-- BEGIN STORED DATA --
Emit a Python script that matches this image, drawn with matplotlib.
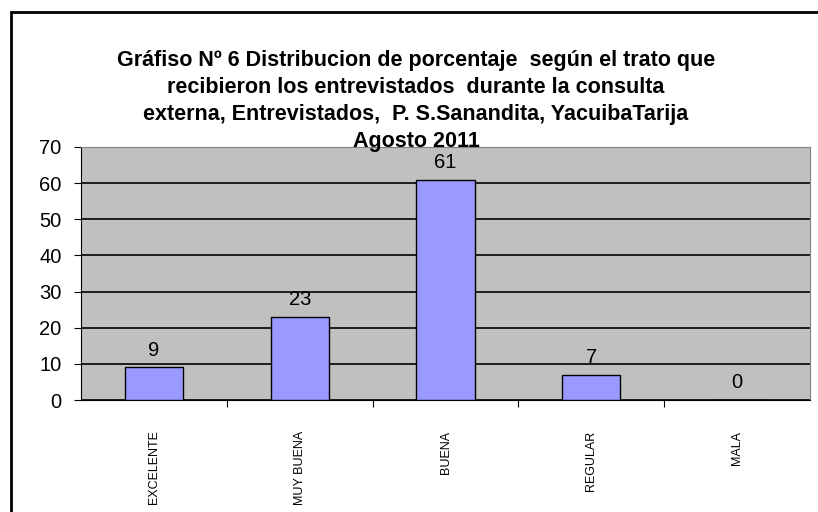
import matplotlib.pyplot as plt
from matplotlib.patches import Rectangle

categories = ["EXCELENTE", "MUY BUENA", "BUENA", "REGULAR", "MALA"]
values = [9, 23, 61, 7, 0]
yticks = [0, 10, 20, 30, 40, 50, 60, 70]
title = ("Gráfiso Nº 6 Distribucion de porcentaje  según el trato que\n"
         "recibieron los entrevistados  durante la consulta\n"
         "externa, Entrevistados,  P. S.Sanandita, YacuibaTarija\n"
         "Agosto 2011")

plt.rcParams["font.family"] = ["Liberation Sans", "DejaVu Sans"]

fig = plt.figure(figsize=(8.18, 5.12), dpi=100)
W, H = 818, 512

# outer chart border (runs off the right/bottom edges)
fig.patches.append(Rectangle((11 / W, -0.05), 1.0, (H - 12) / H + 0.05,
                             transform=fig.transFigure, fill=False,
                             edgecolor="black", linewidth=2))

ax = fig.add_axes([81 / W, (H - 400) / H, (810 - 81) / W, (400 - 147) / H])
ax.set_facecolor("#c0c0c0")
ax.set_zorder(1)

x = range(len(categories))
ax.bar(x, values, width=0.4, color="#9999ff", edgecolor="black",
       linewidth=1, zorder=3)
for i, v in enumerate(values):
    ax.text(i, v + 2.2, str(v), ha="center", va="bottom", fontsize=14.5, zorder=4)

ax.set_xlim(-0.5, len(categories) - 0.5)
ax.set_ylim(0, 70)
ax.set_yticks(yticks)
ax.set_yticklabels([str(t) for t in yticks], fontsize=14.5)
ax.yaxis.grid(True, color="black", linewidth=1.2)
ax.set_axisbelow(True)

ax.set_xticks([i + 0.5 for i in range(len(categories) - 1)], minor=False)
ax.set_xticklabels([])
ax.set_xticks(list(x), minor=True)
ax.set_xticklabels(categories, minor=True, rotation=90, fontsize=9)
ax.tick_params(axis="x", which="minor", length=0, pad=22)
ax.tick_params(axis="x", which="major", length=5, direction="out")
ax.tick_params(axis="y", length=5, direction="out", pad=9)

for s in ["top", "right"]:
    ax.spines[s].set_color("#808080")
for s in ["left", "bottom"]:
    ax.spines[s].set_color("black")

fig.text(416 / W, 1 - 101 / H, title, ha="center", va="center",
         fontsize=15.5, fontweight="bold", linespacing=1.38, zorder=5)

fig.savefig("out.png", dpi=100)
-- END STORED DATA --
Restate the entire listing word for word, excluding pictures.

# FULL OUTPUT:
Emit a Python script that matches this image, drawn with matplotlib.
import matplotlib.pyplot as plt
from matplotlib.patches import Rectangle

categories = ["EXCELENTE", "MUY BUENA", "BUENA", "REGULAR", "MALA"]
values = [9, 23, 61, 7, 0]
yticks = [0, 10, 20, 30, 40, 50, 60, 70]
title = ("Gráfiso Nº 6 Distribucion de porcentaje  según el trato que\n"
         "recibieron los entrevistados  durante la consulta\n"
         "externa, Entrevistados,  P. S.Sanandita, YacuibaTarija\n"
         "Agosto 2011")

plt.rcParams["font.family"] = ["Liberation Sans", "DejaVu Sans"]

fig = plt.figure(figsize=(8.18, 5.12), dpi=100)
W, H = 818, 512

# outer chart border (runs off the right/bottom edges)
fig.patches.append(Rectangle((11 / W, -0.05), 1.0, (H - 12) / H + 0.05,
                             transform=fig.transFigure, fill=False,
                             edgecolor="black", linewidth=2))

ax = fig.add_axes([81 / W, (H - 400) / H, (810 - 81) / W, (400 - 147) / H])
ax.set_facecolor("#c0c0c0")
ax.set_zorder(1)

x = range(len(categories))
ax.bar(x, values, width=0.4, color="#9999ff", edgecolor="black",
       linewidth=1, zorder=3)
for i, v in enumerate(values):
    ax.text(i, v + 2.2, str(v), ha="center", va="bottom", fontsize=14.5, zorder=4)

ax.set_xlim(-0.5, len(categories) - 0.5)
ax.set_ylim(0, 70)
ax.set_yticks(yticks)
ax.set_yticklabels([str(t) for t in yticks], fontsize=14.5)
ax.yaxis.grid(True, color="black", linewidth=1.2)
ax.set_axisbelow(True)

ax.set_xticks([i + 0.5 for i in range(len(categories) - 1)], minor=False)
ax.set_xticklabels([])
ax.set_xticks(list(x), minor=True)
ax.set_xticklabels(categories, minor=True, rotation=90, fontsize=9)
ax.tick_params(axis="x", which="minor", length=0, pad=22)
ax.tick_params(axis="x", which="major", length=5, direction="out")
ax.tick_params(axis="y", length=5, direction="out", pad=9)

for s in ["top", "right"]:
    ax.spines[s].set_color("#808080")
for s in ["left", "bottom"]:
    ax.spines[s].set_color("black")

fig.text(416 / W, 1 - 101 / H, title, ha="center", va="center",
         fontsize=15.5, fontweight="bold", linespacing=1.38, zorder=5)

fig.savefig("out.png", dpi=100)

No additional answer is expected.